“I have learned to accept the spaces in my life for what they are”
Over winter break, I got drunk with a couple of friends from high school. These are friends I would see every so often, usually if we are home for a holiday or when we make our way to each other if we have a weekend off. Since starting university, I’ve always considered them to be my good friends, which is kind of funny because in high school we weren’t really that close at all. These friends, Lucas and Carrie, had already booked a trip to Iceland for reading week, and since I was a bottle of wine deep, it wasn’t hard to convince me to book a flight to join them. All this was despite my better judgement that still circled inside my muddled brain: you don’t have the money for this, you don’t have the time for this, and you certainly don’t know if you’re close enough with Lucas and Carrie for this.
That last one was my greatest worry. See, I could put off school work, and I’d be fine. I’m lucky enough to have been able to figure it out financially with a little help from my future self and all her debts. But I had never travelled with Lucas and Carrie before, and I’d be in a car with them, in the same hostel rooms as them, living in the same three t-shirts, eating the same flavours of Icelandic yogurt, for three days, and honestly, I wasn’t sure I had the patience for it.
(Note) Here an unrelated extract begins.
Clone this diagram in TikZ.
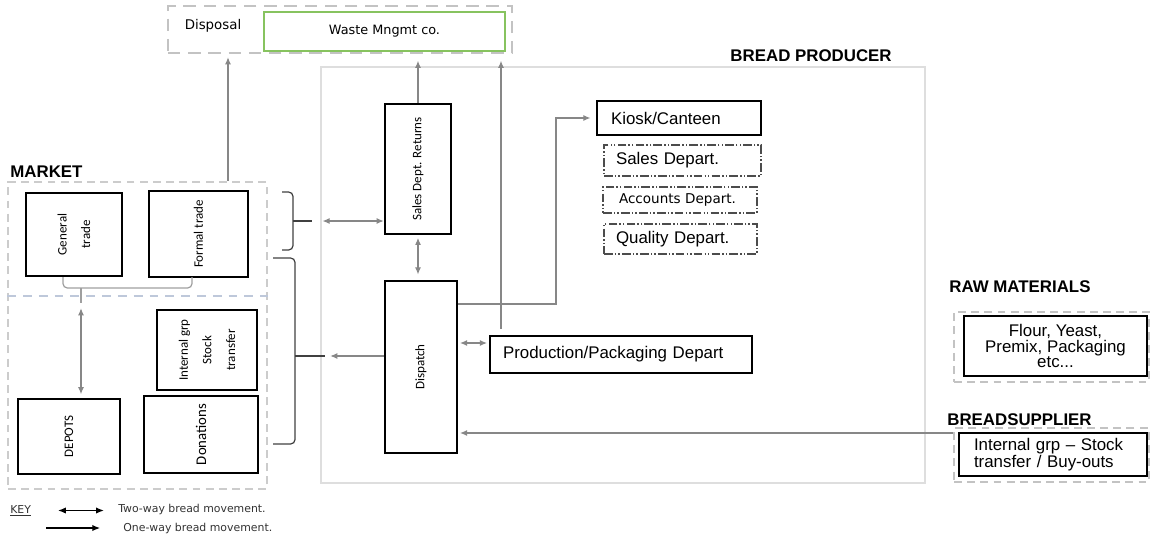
\documentclass[tikz,border=0pt]{standalone}
\usepackage{fontspec}
\setmainfont{Liberation Sans}
\newfontfamily\condfont{Carlito}
\newfontfamily\verdfont{DejaVu Sans}
\usepackage{xcolor}
\usetikzlibrary{arrows.meta,positioning,calc}
\definecolor{linegray}{RGB}{135,135,135}
\definecolor{framegray}{RGB}{222,222,222}
\definecolor{dashgray}{RGB}{195,195,195}
\definecolor{wastegreen}{RGB}{135,195,95}
\definecolor{divblue}{RGB}{190,200,218}

\begin{document}
\begin{tikzpicture}[x=0.02cm,y=-0.02cm,
  font=\fontsize{9.6}{11}\selectfont,
  box/.style={draw,line width=1.5pt,inner sep=0pt},
  vtext/.style={rotate=90,align=center,font=\condfont\fontsize{7.4}{13.4}\selectfont},
  dept/.style={draw=black!70,line width=0.9pt,inner ysep=0pt,align=left,
    dash pattern=on 5pt off 1.2pt on 0.8pt off 1.2pt on 0.8pt off 1.2pt},
  grp/.style={draw=dashgray,line width=0.9pt,dash pattern=on 4.5pt off 3pt},
  title/.style={font=\bfseries\fontsize{9.6}{11}\selectfont,inner sep=0pt},
  keytext/.style={font=\verdfont\fontsize{6.2}{7}\selectfont,text=black!80,inner sep=0pt},
  flow/.style={draw=linegray,line width=0.6pt,-{Latex[length=4pt,width=3.4pt]}},
  twoway/.style={flow,{Latex[length=4pt,width=3.4pt]}-{Latex[length=4pt,width=3.4pt]}},
  keyarrow/.style={draw=black,line width=0.7pt,-{Latex[length=4.5pt,width=3.6pt]}},
  brc/.style={draw=black!75,line width=0.7pt,rounded corners=2.5pt}]
\useasboundingbox (0,0) rectangle (1150,538);

% disposal on top
\node[grp,dash pattern=on 7pt off 4.5pt,minimum width=6.88cm,minimum height=0.94cm] (disposal) at (340,29.5) {};
\node[font=\verdfont\fontsize{7.6}{9}\selectfont] (disposal-t) at (213,26) {Disposal};
\node[draw=wastegreen,line width=0.8pt,minimum width=4.82cm,minimum height=0.78cm,
      font=\verdfont\fontsize{7.3}{9}\selectfont] (waste) at (384.5,31.5) {Waste Mngmt co.};

% bread producer
\node[draw=framegray,line width=1.3pt,minimum width=12.08cm,minimum height=8.32cm] (producer) at (623,275) {};
\node[title,anchor=base east] (producer-t) at (892,61) {BREAD PRODUCER};
\node[box,minimum width=1.32cm,minimum height=2.6cm,label={[vtext]center:Sales Dept. Returns}] (sales) at (418,169) {};
\node[box,minimum width=1.44cm,minimum height=3.44cm,label={[vtext]center:Dispatch}] (dispatch) at (421,367) {};
\node[box,minimum height=0.74cm,text width=4.72cm,inner xsep=0.26cm,align=left] (pack) at (621,354.5) {Production/Packaging Depart};
\node[box,minimum height=0.68cm,text width=2.72cm,inner xsep=0.28cm,align=left] (kiosk) at (679,118) {Kiosk/Canteen};
\node[dept,minimum height=0.62cm,text width=2.66cm,inner xsep=0.24cm] (salesdep) at (682.5,160.5) {Sales Depart.};
\node[dept,minimum height=0.52cm,text width=2.44cm,inner xsep=0.32cm,
      font=\verdfont\fontsize{7.7}{9}\selectfont] (accounts) at (680,200) {Accounts Depart.};
\node[dept,minimum height=0.6cm,text width=2.58cm,inner xsep=0.24cm] (quality) at (680.5,239) {Quality Depart.};

% market
\node[title,anchor=base west] (market-t) at (10,177) {MARKET};
\node[grp,draw=black!20,minimum width=5.18cm,minimum height=6.14cm] (market) at (137.5,335.5) {};
\coordinate (mkt-div) at (0,296);
\draw[divblue,line width=0.8pt,dash pattern=on 5pt off 4pt] (market.west |- mkt-div) -- (market.east |- mkt-div);
\node[box,minimum width=1.92cm,minimum height=1.66cm,label={[vtext]center:General\\trade}] (general) at (74,234.5) {};
\node[box,minimum width=1.98cm,minimum height=1.72cm,label={[vtext]center:Formal trade}] (formal) at (198.5,234) {};
\node[box,minimum width=2.04cm,minimum height=1.5cm,label={[vtext]center:DEPOTS}] (depots) at (69,436.5) {};
\node[box,minimum width=2.0cm,minimum height=1.6cm,label={[vtext]center:Internal grp\\Stock\\transfer}] (intgrp) at (207,350) {};
\node[box,minimum width=2.28cm,minimum height=1.54cm,
      label={[vtext,font=\condfont\fontsize{8.4}{10}\selectfont]center:Donations}] (donations) at (201,434.5) {};

% raw materials and supplier
\node[title,anchor=base west] (raw-t) at (949,292) {RAW MATERIALS};
\node[grp,minimum width=3.9cm,minimum height=1.4cm] (raw) at (1051.5,347) {};
\node[box,minimum width=3.66cm,minimum height=1.2cm,align=center,
      font=\fontsize{9.6}{8.6}\selectfont] (flour) at (1055.5,346) {Flour, Yeast,\\Premix, Packaging\\etc...};
\node[title,anchor=base west] (supplier-t) at (947,425) {BREADSUPPLIER};
\node[grp,minimum width=3.9cm,minimum height=1.08cm] (supplier) at (1051.5,455) {};
\node[box,minimum height=0.86cm,text width=3.16cm,inner xsep=0.3cm,align=left,
      font=\fontsize{9.6}{9.6}\selectfont] (internal) at (1053,454.5) {Internal grp – Stock\\transfer / Buy-outs};

% braces
\coordinate (brace-a) at (312,221);
\coordinate (brace-b) at (325,356);
\draw[brc] (282,192) -| (293,250) -- (282,250);
\draw[brc] (293,221) -- (brace-a);
\draw[brc] (273,258) -| (295,444) -- (273,444);
\draw[brc] (295,356) -- (brace-b);
\coordinate (gt-tip) at (81,303);
\draw[brc,draw=linegray!80] (63,277) |- (192,288) -- (192,277);
\draw[brc,draw=linegray!80] (81,288) -- (gt-tip);

% bread movements
\coordinate (up-mkt) at (228,0);
\coordinate (up-pack) at (501,0);
\coordinate (kiosk-turn) at (556,304);
\coordinate (pack-lvl) at (0,343);
\coordinate (supp-lvl) at (0,433);
\draw[flow,shorten >=2pt] (market.north -| up-mkt) -- (disposal.south -| up-mkt);
\draw[flow,shorten >=4pt] (sales.north) -- (sales.north |- disposal.south);
\draw[flow,shorten <=3.4pt,shorten >=4pt] (pack.north -| up-pack) -- (disposal.south -| up-pack);
\draw[twoway,shorten <=1.5pt,shorten >=3pt] (sales.south) -- (sales.south |- dispatch.north);
\draw[flow,shorten >=3pt] (dispatch.east |- kiosk-turn) -- (kiosk-turn) |- (kiosk.west);
\draw[twoway,shorten <=1pt,shorten >=1pt] (dispatch.east |- pack-lvl) -- (pack.west |- pack-lvl);
\draw[flow,shorten >=1pt] (supplier.west |- supp-lvl) -- (dispatch.east |- supp-lvl);
\draw[flow,shorten >=3pt] (dispatch.west |- brace-b) -- (brace-b);
\draw[twoway,shorten <=6pt] (brace-a) -- (sales.west |- brace-a);
\draw[twoway,shorten <=3pt,shorten >=2pt] (gt-tip) -- (depots.north -| gt-tip);

% key
\node[keytext,anchor=base west] (key) at (10,513) {\underline{KEY}};
\node[keytext,anchor=west] (two-t) at (118,509.5) {Two-way bread movement.};
\node[keytext,anchor=west] (one-t) at (123,528) {One-way bread movement.};
\coordinate (two-a) at (58,510.5);
\coordinate (one-a) at (46,528);
\draw[keyarrow,{Latex[length=4.5pt,width=3.6pt]}-{Latex[length=4.5pt,width=3.6pt]},shorten >=8pt] (two-a) -- (two-t.west |- two-a);
\draw[keyarrow,shorten >=13pt] (one-a) -- (one-t.west |- one-a);
\end{tikzpicture}
\end{document}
Catch me two months later hopping on an overnight flight to Iceland for a trip I was unsure about, and I will summarize it like this: it truly was one of the best weeks of my life. We spent a week roaming the Icelandic countryside, climbing mountains, dipping our feet in hot springs, drinking cheap beer in our Airbnbs, laughing, crying (but only a little), and screaming our favourite songs going 120 down the highway—but don’t tell my mom.
When I came back, all I felt was their absence. We go to different schools and live in different cities, but the whole time we were away together it felt like they would still be part of my everyday when we returned. I learned a lot from being around them every second for only one week. I felt free; I felt impulsive; I never felt judged; I felt comfortable. This all coming from friends with whom, four years ago, I never felt that close.
I have spent the last few weeks reflecting on my friendship with these two and all my other friends who have stuck around. Since high school, I have gained friends here at UofT, and I have drifted away from others who were some of my closest friends in high school.
I had a solid group. We hung out every day at lunch, spent every weekend watching horror movies, and knew pretty much everything about each other. The thing about drifting away from those people is that I didn’t recognize it was happening at first, and I don’t really feel the weight of it until I see them again, which is a rare occasion. When I do, the differences are palpable. We are not the same people we were in high school; we have grown, mostly in opposite directions. It is an almost painful feeling. It is nostalgic and uncomfortable, trying to find the words to refill a space that used to overflow with love and laughter. Of course, I still love these people, but there’s something in recognizing that you and a friend aren’t what you used to be. It’s a recognition of growth, but it is also a loss within some sort of liminal space where there is still love within a great distance.
At the same time, I have watched myself become closer with, and open up to, people I considered only acquaintances in high school—and what an exciting thing that is. I have had a couple of friends who I have known since I was four, and they have always been a constant. And then I have friends that I’ve known since I was 14, who were certainly not a constant, but have become a necessity in my life. As we’ve grown older, we’ve discovered more in common. And now, being self-aware enough to truly reflect on the relationships that I still have and the ones I have lost has taught me a lot about growing up. I have learned to accept the spaces in my life for what they are, as I watch old and new friends come to occupy them, then come to walk away. I think that this acceptance has taught me a lot about myself and about what I value. The relationships I’ve strengthened with some friends have told me that the bonds with others are not so strong anymore. I’ve also learned that these are things I must accept and that it’s okay to let go of things that just don’t fit anymore to make room for the things that seem right.